Llega la primavera
Un sol venturoso rasga las sombras y dora las paredes de las casas en las primeras horas de la tarde.
Ansiosos por atrapar hasta los últimos rayos que tiñen de fuego el horizonte, las gentes recogen en las solanas el calor suave que huele a estreno de primavera. Las nevadas no copiosas en los meses de invierno aún coronan las cumbres de la sierra. Se anuncian brotes en los espinos y los prados se visten de verde reciente. Miramos al reloj que, indulgente, nos alarga las horas del día y los paseos se prolongan bajo una temperatura amable. Los hogares abren sus ventanas y las conversaciones se hacen pausadas aquietando la breve calidez del sol.
Mi memoria de niña se teje de soles añejos con escapadas a los prados donde, al abrigo de las cercas, jugábamos a “las madres” y al “marro”. Las mujeres tejían la lana o remendaban las ropas en los rincones donde el sol demoraba el ocaso. Como un anticipo de la primavera las cigüeñas cernían sus vuelos alrededor de la torre de la iglesia. A la vez los gitanos aparecían tras sus carros quejumbrosos arrastrados por los mulos o borricos. Arracimados bajo los toldos abovedados, viajaban sus mujeres alharaquientas, los niños de mirada redonda y múltiples cachivaches. Por la noche se veía el resplandor de sus hogueras circundadas por las sombras de los hombres que lucían rostros de fuego. Durante el día paseaban por el pueblo en busca de trabajo: ollas a los que colocar lañas para cegar las grieta; calderas de cobre para instalar remaches en los agujeros; paraguas desvencijados para componer las varillas; somieres quejicosos y destripados a los que amarrar los muelles; botes de conserva para estañar unas asas y transformarlos en jarras para el agua… Los llamábamos “Los componedores”.

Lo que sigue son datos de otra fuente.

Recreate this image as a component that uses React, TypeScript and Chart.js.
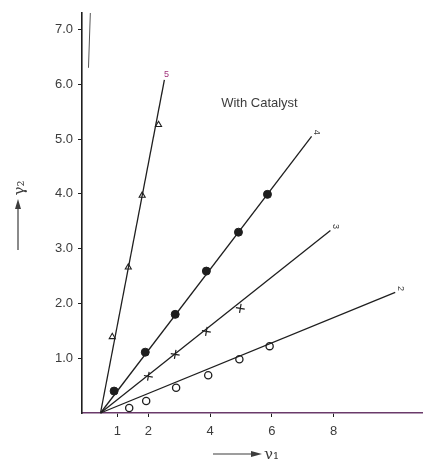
import React, { useEffect, useRef } from "react";
import { Chart, registerables } from "chart.js";

Chart.register(...registerables);

// ---- data ----
const lineLabels = ["5", "4", "3", "2"];
const lineStartX = 0.45;
const lineEndX = [2.52, 7.29, 7.9, 10.0];
const lineEndY = [6.08, 5.05, 3.33, 2.2];

const triX = [0.83, 1.35, 1.8, 2.33];
const triY = [1.39, 2.66, 3.97, 5.26];
const dotX = [0.89, 1.9, 2.87, 3.88, 4.92, 5.86];
const dotY = [0.4, 1.11, 1.8, 2.59, 3.3, 3.99];
const crossX = [2.0, 2.87, 3.88, 4.98];
const crossY = [0.67, 1.07, 1.49, 1.91];
const ringX = [1.38, 1.93, 2.9, 3.94, 4.95, 5.93];
const ringY = [0.09, 0.22, 0.46, 0.69, 0.98, 1.22];

const strayX = [0.06, 0.12];
const strayY = [6.3, 7.3];

const xTickValues = [1, 2, 4, 6, 8];
const yTickValues = [1, 2, 3, 4, 5, 6, 7];
const annotationText = "With Catalyst";

const INK = "#1e1e1e";
const TEXT = "#3c3c3c";
const FONT = "'Liberation Sans', Arial, sans-serif";

const pts = (xs: number[], ys: number[]) => xs.map((x, i) => ({ x, y: ys[i] }));

export default function App() {
  const ref = useRef<HTMLCanvasElement | null>(null);

  useEffect(() => {
    document.body.style.margin = "0";
    const canvas = ref.current;
    if (!canvas) return;

    const lineSets = lineLabels.map((lab, i) => ({
      label: "line " + lab,
      data: [
        { x: lineStartX, y: 0 },
        { x: lineEndX[i], y: lineEndY[i] },
      ],
      showLine: true,
      borderColor: INK,
      borderWidth: 1.3,
      pointRadius: 0,
      fill: false,
    }));

    const annot = {
      id: "annot",
      afterDraw(chart: any) {
        const ctx = chart.ctx;
        const xs = chart.scales.x;
        const ys = chart.scales.y;
        ctx.save();
        // "With Catalyst"
        ctx.fillStyle = TEXT;
        ctx.font = `13px ${FONT}`;
        ctx.textAlign = "center";
        ctx.textBaseline = "middle";
        ctx.fillText(annotationText, xs.getPixelForValue(5.6), ys.getPixelForValue(5.65));

        // line end labels
        ctx.font = `9px ${FONT}`;
        lineLabels.forEach((lab, i) => {
          const px = xs.getPixelForValue(lineEndX[i]);
          const py = ys.getPixelForValue(lineEndY[i]);
          ctx.save();
          if (i === 0) {
            ctx.fillStyle = "#a0307a";
            ctx.translate(px + 2, py - 5);
          } else {
            ctx.translate(px + 5, py - 4);
            ctx.rotate(Math.PI / 2);
          }
          ctx.fillText(lab, 0, 0);
          ctx.restore();
        });

        // y axis title: arrow up + gamma2 rotated
        ctx.strokeStyle = TEXT;
        ctx.fillStyle = TEXT;
        ctx.lineWidth = 1.2;
        const ax = 18;
        ctx.beginPath();
        ctx.moveTo(ax, 250);
        ctx.lineTo(ax, 206);
        ctx.stroke();
        ctx.beginPath();
        ctx.moveTo(ax, 199);
        ctx.lineTo(ax - 3, 209);
        ctx.lineTo(ax + 3, 209);
        ctx.closePath();
        ctx.fill();
        ctx.save();
        ctx.translate(ax + 2, 188);
        ctx.rotate(-Math.PI / 2);
        ctx.font = `15px 'DejaVu Serif', serif`;
        ctx.textAlign = "center";
        ctx.textBaseline = "middle";
        ctx.fillText("γ₂", 0, 0);
        ctx.restore();

        // x axis title: arrow right + gamma1
        const ay = 454;
        ctx.beginPath();
        ctx.moveTo(213, ay);
        ctx.lineTo(253, ay);
        ctx.stroke();
        ctx.beginPath();
        ctx.moveTo(262, ay);
        ctx.lineTo(251, ay - 3);
        ctx.lineTo(251, ay + 3);
        ctx.closePath();
        ctx.fill();
        ctx.font = `15px 'DejaVu Serif', serif`;
        ctx.textAlign = "left";
        ctx.textBaseline = "middle";
        ctx.fillText("γ₁", 264, ay + 1);
        ctx.restore();
      },
    };

    const chart = new Chart(canvas, {
      type: "scatter",
      data: {
        datasets: [
          ...lineSets,
          {
            label: "stray",
            data: pts(strayX, strayY),
            showLine: true,
            borderColor: "#555",
            borderWidth: 1,
            pointRadius: 0,
          },
          {
            label: "5 (triangles)",
            data: pts(triX, triY),
            pointStyle: "triangle",
            pointRadius: 3.5,
            backgroundColor: "#ffffff",
            borderColor: INK,
            borderWidth: 1.1,
          },
          {
            label: "4 (filled)",
            data: pts(dotX, dotY),
            pointStyle: "circle",
            pointRadius: 4,
            backgroundColor: INK,
            borderColor: INK,
            borderWidth: 1,
          },
          {
            label: "3 (crosses)",
            data: pts(crossX, crossY),
            pointStyle: "cross",
            pointRadius: 4.5,
            rotation: 10,
            borderColor: INK,
            borderWidth: 1.2,
          },
          {
            label: "2 (rings)",
            data: pts(ringX, ringY),
            pointStyle: "circle",
            pointRadius: 3.6,
            backgroundColor: "#ffffff",
            borderColor: INK,
            borderWidth: 1.3,
          },
        ],
      },
      options: {
        responsive: false,
        animation: false,
        clip: false,
        layout: { autoPadding: false, padding: { top: 13, right: 0, left: 0, bottom: 0 } },
        plugins: {
          legend: { display: false },
          tooltip: { enabled: false },
        },
        scales: {
          x: {
            type: "linear",
            min: -0.15,
            max: 10.9,
            afterBuildTicks: (s: any) => {
              s.ticks = xTickValues.map((v) => ({ value: v }));
            },
            afterFit: (s: any) => {
              s.height = 46;
            },
            ticks: {
              color: TEXT,
              font: { family: FONT, size: 13 },
              padding: 7,
              maxRotation: 0,
              callback: (v: any) => String(v),
            },
            grid: {
              display: true,
              drawOnChartArea: false,
              drawTicks: true,
              tickLength: 4,
              color: INK,
            },
            border: { display: true, color: "#6a3a6a", width: 1.6 },
          },
          y: {
            type: "linear",
            min: 0,
            max: 7.3,
            afterBuildTicks: (s: any) => {
              s.ticks = yTickValues.map((v) => ({ value: v }));
            },
            afterFit: (s: any) => {
              s.width = 82;
            },
            ticks: {
              color: TEXT,
              font: { family: FONT, size: 13 },
              padding: 5,
              callback: (v: any) => Number(v).toFixed(1),
            },
            grid: {
              display: true,
              drawOnChartArea: false,
              drawTicks: true,
              tickLength: 4,
              color: INK,
            },
            border: { display: true, color: INK, width: 1.6 },
          },
        },
      },
      plugins: [annot],
    } as any);

    return () => chart.destroy();
  }, []);

  return (
    <div style={{ position: "absolute", left: 0, top: 0, width: 423, height: 459, background: "#fff" }}>
      <canvas ref={ref} width={423} height={459} />
    </div>
  );
}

Yo les tenía miedo. A los chavales “nos llevaban los gitanos” cuando desobedecíamos o hacíamos cualquier trastada. Era esa la amenaza de los mayores cuando, vencidos por nuestra testarudez, desertaban de su autoridad: “Te van a llevar los gitanos”, nos decían. Por si acaso, yo me escondía al verlos deambular por las calles porque me generaban desasosiego. A veces, una gallina de menos en el corral o el hueco de una ropa que se tendió al sol denunciaban al descuidero que había recogido algo más que los trastos para componer. Un año llegó una niña de mi edad que cantaba muy bien. Cuando me atreví a entablar un diálogo con ella supe que nos entendíamos en el mismo código de la comunicación y que los mensajes llevaban camino de ida y vuelta. Me pareció que movía el cuerpo con soltura al ritmo de su cante y yo, cómo respuesta, le tarareé una jota. Luego, juntas, acabamos bailando nuestras músicas. Y amé a su familia. Y ellos eran unos más del pueblo.
Ante los hijos y nietos de la alta tecnología, los que vamos en la tercera edad generamos anécdotas del hombre de las cavernas. Fue “ayer” cuando sucedieron estas cosas. Desde este triple salto mortal, nuestra generación acepta orgullosa el presente y sueña en un futuro esperanzador. A pesar de tanta crisis. Y del abandono rural.
“Soñé que tú me llevabas/ por una blanca vereda, /en medio del campo verde, /hacia el azul de las sierras, /hacia los montes azules/ una mañana serena/ Vive, esperanza, ¡quién sabe/ lo que se traga la tierra!”/ A.Machado.